Più semplice per molti versi è stata la visita di domenica del premier Andrej Plenković, leader del centrodestra, all’ex penitenziario del regime comunista jugoslavo sull’Isola Calva. Goli otok rappresentò una frattura anche all’interno della sinistra, non riuscì, a offuscare la stella di Tito rafforzata dal fatto di essere uscito vincitore dal braccio di ferro con Stalin. Eppure quella visita è importante a modo suo perché rappresenta pure un segno ufficiale della presa di consapevolezza che i regimi autoritari e totalitari sono tali, anche quando sono di segno ideologico opposto.
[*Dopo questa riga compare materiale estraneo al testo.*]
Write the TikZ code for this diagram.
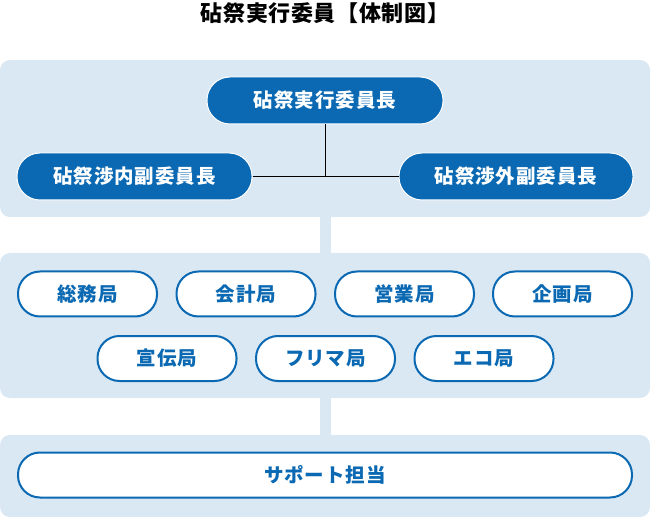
\documentclass[tikz,border=0pt]{standalone}
\usepackage{fontspec}
\newfontfamily\titlefont[LetterSpace=3]{Noto Sans CJK JP}
\newfontfamily\nodefont[LetterSpace=5]{Noto Sans CJK JP}
\definecolor{panelblue}{HTML}{DAE8F3}
\definecolor{mainblue}{HTML}{0A69B2}
\tikzset{
  panel/.style={fill=panelblue, draw=none, rounded corners=10pt, inner sep=0pt, minimum width=650pt},
  band/.style={draw=panelblue, line width=11pt},
  leadbox/.style={fill=mainblue, draw=white, line width=1pt, rounded corners=23pt, text=white,
    minimum height=47pt, inner sep=0pt, font=\nodefont\bfseries\fontsize{19.5pt}{21pt}\selectfont},
  bureau/.style={fill=white, draw=mainblue, line width=2pt, rounded corners=22pt, text=mainblue,
    minimum height=45pt, minimum width=139pt, inner sep=0pt, font=\nodefont\bfseries\fontsize{19.5pt}{21pt}\selectfont},
  link/.style={draw=black, line width=0.8pt}
}
\begin{document}
\begin{tikzpicture}[x=1pt,y=-1pt]
\useasboundingbox (0,0) rectangle (650,518);
\node[font=\titlefont\bfseries\fontsize{22pt}{24pt}\selectfont] (title) at (325,13) {砧祭実行委員【体制図】};
% panels
\node[panel, minimum height=157pt] (p1) at (325,138.5) {};
\node[panel, minimum height=145pt] (p2) at (325,325.5) {};
\node[panel, minimum height=82pt] (p3) at (325,476) {};
\draw[band] ([xshift=0.5pt]p1.south) -- ([xshift=0.5pt]p2.north);
\draw[band] ([xshift=0.5pt]p2.south) -- ([xshift=0.5pt]p3.north);
% leaders
\node[leadbox, minimum width=236pt] (chair) at (325,100.5) {砧祭実行委員長};
\node[leadbox, minimum width=235pt] (vin) at (134.5,176.5) {砧祭渉内副委員長};
\node[leadbox, minimum width=234pt] (vout) at (516,176.5) {砧祭渉外副委員長};
\coordinate (jn) at (chair.south |- vin.east);
\draw[link] (chair.south) -- (jn);
\draw[link] (vin.east) -- (vout.west);
% bureaus
\node[bureau] (soumu) at (87.5,294) {総務局};
\node[bureau] (kaikei) at (246,294) {会計局};
\node[bureau] (eigyou) at (404.5,294) {営業局};
\node[bureau] (kikaku) at (562.5,294) {企画局};
\node[bureau] (senden) at (167,358.5) {宣伝局};
\node[bureau] (furima) at (325.5,358.5) {フリマ局};
\node[bureau] (eco) at (484,358.5) {エコ局};
% support
\node[bureau, minimum width=614pt] (support) at (325,475) {サポート担当};
\end{tikzpicture}
\end{document}
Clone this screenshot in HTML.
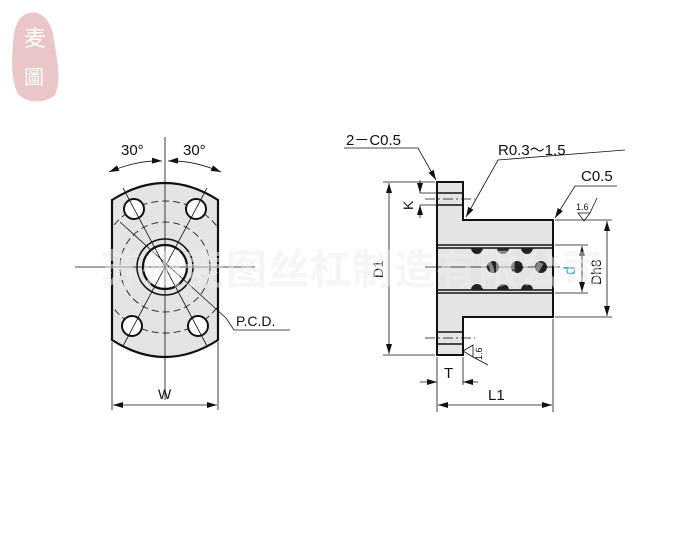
<!DOCTYPE html>
<html><head><meta charset="utf-8"><style>
html,body{margin:0;padding:0;background:#fff;}
svg{display:block;}
text{font-family:"Liberation Sans","Noto Sans CJK SC",sans-serif;fill:#111;}
</style></head><body>
<svg width="698" height="533" viewBox="0 0 698 533" xmlns="http://www.w3.org/2000/svg">
<defs>
<marker id="a" viewBox="0 0 10 6" refX="10" refY="3" markerWidth="10" markerHeight="6" orient="auto-start-reverse" markerUnits="userSpaceOnUse"><path d="M0,0 L10,3 L0,6z" fill="#111"/></marker>
<clipPath id="plate"><path d="M112,200 Q165,166 218,200 L218,340 Q165,374 112,340 Z"/></clipPath>
</defs>
<!-- logo -->
<path d="M26,14 C40,8 52,20 54,40 C57,60 62,80 55,95 C45,104 24,104 17,92 C10,75 12,50 14,35 C15,25 19,17 26,14z" fill="#ebc6c8"/>
<text x="24" y="46" font-size="22" style="fill:#fff">麦</text>
<text x="24" y="84" font-size="20" style="fill:#fff">圖</text>

<!-- LEFT VIEW -->
<path d="M112,200 Q165,166 218,200 L218,340 Q165,374 112,340 Z" fill="#e4e4e6"/>
<g fill="none" stroke="#333" stroke-width="1" stroke-dasharray="7,4" clip-path="url(#plate)">
<circle cx="165" cy="267" r="45"/>
<circle cx="165" cy="267" r="66"/>
</g>
<path d="M112,200 Q165,166 218,200 L218,340 Q165,374 112,340 Z" fill="none" stroke="#111" stroke-width="2.2"/>
<g fill="#fff" stroke="#111" stroke-width="2">
<circle cx="134" cy="209" r="10"/><circle cx="196" cy="209" r="10"/>
<circle cx="132" cy="326" r="10"/><circle cx="198" cy="326" r="10"/>
</g>
<circle cx="165" cy="267" r="28" fill="#e4e4e6" stroke="#111" stroke-width="1.5"/>
<circle cx="165" cy="267" r="22" fill="#fff" stroke="#111" stroke-width="2.2"/>
<g stroke="#111" stroke-width="0.8" fill="none">
<line x1="75" y1="267" x2="255" y2="267"/>
<line x1="165" y1="137" x2="165" y2="400"/>
<line x1="123" y1="188" x2="207" y2="346"/>
<line x1="207" y1="188" x2="123" y2="346"/>
<line x1="120" y1="222" x2="226" y2="318"/>
<line x1="226" y1="318" x2="234" y2="330"/>
<line x1="234" y1="330" x2="290" y2="330"/>
<path d="M109,172 Q137,160 162,161" marker-start="url(#a)" marker-end="url(#a)"/>
<path d="M168,161 Q193,160 221,172" marker-start="url(#a)" marker-end="url(#a)"/>
<line x1="112" y1="342" x2="112" y2="410"/>
<line x1="218" y1="342" x2="218" y2="410"/>
<line x1="113" y1="405" x2="217" y2="405" marker-start="url(#a)" marker-end="url(#a)"/>
</g>
<text x="121" y="155" font-size="15">30°</text>
<text x="183" y="155" font-size="15">30°</text>
<text x="236" y="326" font-size="14">P.C.D.</text>
<text x="158" y="399" font-size="14">W</text>

<!-- RIGHT VIEW -->
<path d="M437,182 L463,182 L463,220 L553,220 L553,317 L463,317 L463,355 L437,355 Z" fill="#e4e4e6" stroke="#111" stroke-width="2"/>
<g stroke="#111" stroke-width="1.5">
<line x1="437" y1="245" x2="553" y2="245"/><line x1="437" y1="248" x2="553" y2="248"/>
<line x1="437" y1="290" x2="553" y2="290"/><line x1="437" y1="293" x2="553" y2="293"/>
<line x1="437" y1="193" x2="463" y2="193"/><line x1="437" y1="205" x2="463" y2="205"/>
<line x1="437" y1="332" x2="463" y2="332"/><line x1="437" y1="344" x2="463" y2="344"/>
</g>
<g fill="#222">
<path d="M471,248 a6,6 0 0 0 12,0z"/><path d="M497,248 a6,6 0 0 0 12,0z"/><path d="M521,248 a6,6 0 0 0 12,0z"/>
<path d="M471,290 a6,6 0 0 1 12,0z"/><path d="M497,290 a6,6 0 0 1 12,0z"/><path d="M521,290 a6,6 0 0 1 12,0z"/>
<circle cx="493" cy="267" r="6"/><circle cx="517" cy="267" r="6"/><circle cx="541" cy="267" r="6"/>
</g>
<g stroke="#111" stroke-width="0.8" fill="none">
<line x1="425" y1="267" x2="560" y2="267"/>
<line x1="425" y1="199" x2="475" y2="199" stroke-dasharray="10,3,2,3"/>
<line x1="425" y1="338" x2="475" y2="338" stroke-dasharray="10,3,2,3"/>
<line x1="383" y1="182" x2="435" y2="182"/>
<line x1="383" y1="355" x2="435" y2="355"/>
<line x1="389" y1="183" x2="389" y2="354" marker-start="url(#a)" marker-end="url(#a)"/>
<line x1="420" y1="180" x2="420" y2="193" marker-end="url(#a)"/>
<line x1="420" y1="205" x2="420" y2="218" marker-start="url(#a)"/>
<line x1="420" y1="193" x2="437" y2="193"/><line x1="420" y1="205" x2="437" y2="205"/>
<line x1="555" y1="220" x2="612" y2="220"/><line x1="555" y1="317" x2="612" y2="317"/>
<line x1="607" y1="221" x2="607" y2="316" marker-start="url(#a)" marker-end="url(#a)"/>
<line x1="555" y1="245" x2="588" y2="245"/><line x1="555" y1="293" x2="588" y2="293"/>
<line x1="582" y1="246" x2="582" y2="292" marker-start="url(#a)" marker-end="url(#a)"/>
<line x1="437" y1="357" x2="437" y2="412"/><line x1="463" y1="357" x2="463" y2="385"/>
<line x1="553" y1="319" x2="553" y2="412"/>
<line x1="420" y1="382" x2="437" y2="382" marker-end="url(#a)"/>
<line x1="463" y1="382" x2="478" y2="382" marker-start="url(#a)"/>
<line x1="438" y1="405" x2="552" y2="405" marker-start="url(#a)" marker-end="url(#a)"/>
<polyline points="344,148 418,148 436,180" marker-end="url(#a)"/>
<polyline points="625,150 498,160 466,217" marker-end="url(#a)"/>
<polyline points="617,186 575,186 555,218" marker-end="url(#a)"/>
<path d="M578,213 L590,213 L584,221 Z"/><line x1="590" y1="213" x2="597" y2="198"/>
<path d="M463,351 L473,345 L473,357 Z"/><line x1="473" y1="357" x2="488" y2="365"/>
</g>
<text x="346" y="145" font-size="15">2－C0.5</text>
<text x="498" y="155" font-size="15">R0.3～1.5</text>
<text x="581" y="181" font-size="15">C0.5</text>
<text x="576" y="210" font-size="9">1.6</text>
<text font-size="9" transform="translate(482,360) rotate(-90)">1.6</text>
<text font-size="14" transform="translate(413,210) rotate(-90)">K</text>
<text font-size="14" transform="translate(383,278) rotate(-90)">D1</text>
<text font-size="14" transform="translate(601,285) rotate(-90)">Dh8</text>
<text font-size="16" transform="translate(575,275) rotate(-90)" style="fill:#1a9ad6">d</text>
<text x="444" y="378" font-size="15">T</text>
<text x="488" y="400" font-size="15">L1</text>

<!-- watermark -->
<text x="100" y="284" font-size="41" font-weight="bold" style="fill:#eeeeee;opacity:0.5" letter-spacing="1">苏州麦图丝杠制造有限公司</text>
</svg>
</body></html>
E che le loro vittime hanno diritto a non essere dimenticate. Certo la targa governativa sull’Isola Calva c’era già, ma stavolta l’impressione è che il segnale dato sia stato più forte.
L’auspicio ovviamente è che il processo di riconciliazione con il passato vada avanti. Fra Trieste e Goli otok c’è di mezzo l’Istria e nei dintorni ci sono pure altri luoghi simbolo importanti. In mezzo ci sono altre vittime che chiedono pietà e attendono cristiana sepoltura, altri sepolcri che andrebbero contrassegnati. Si tratta di vittime di violenze alle quali non si possono dare a priori connotati nazionali che siano disgiunti da quelli ideologici. Qualcosa è già stato fatto e non è poco: ricordiamo Castua, ricordiamo Ossero. La strada è stata spianata. Andrà percorsa ancora? Questa è la sfida che attende i politici che sono davvero statisti veri negli anni a venire.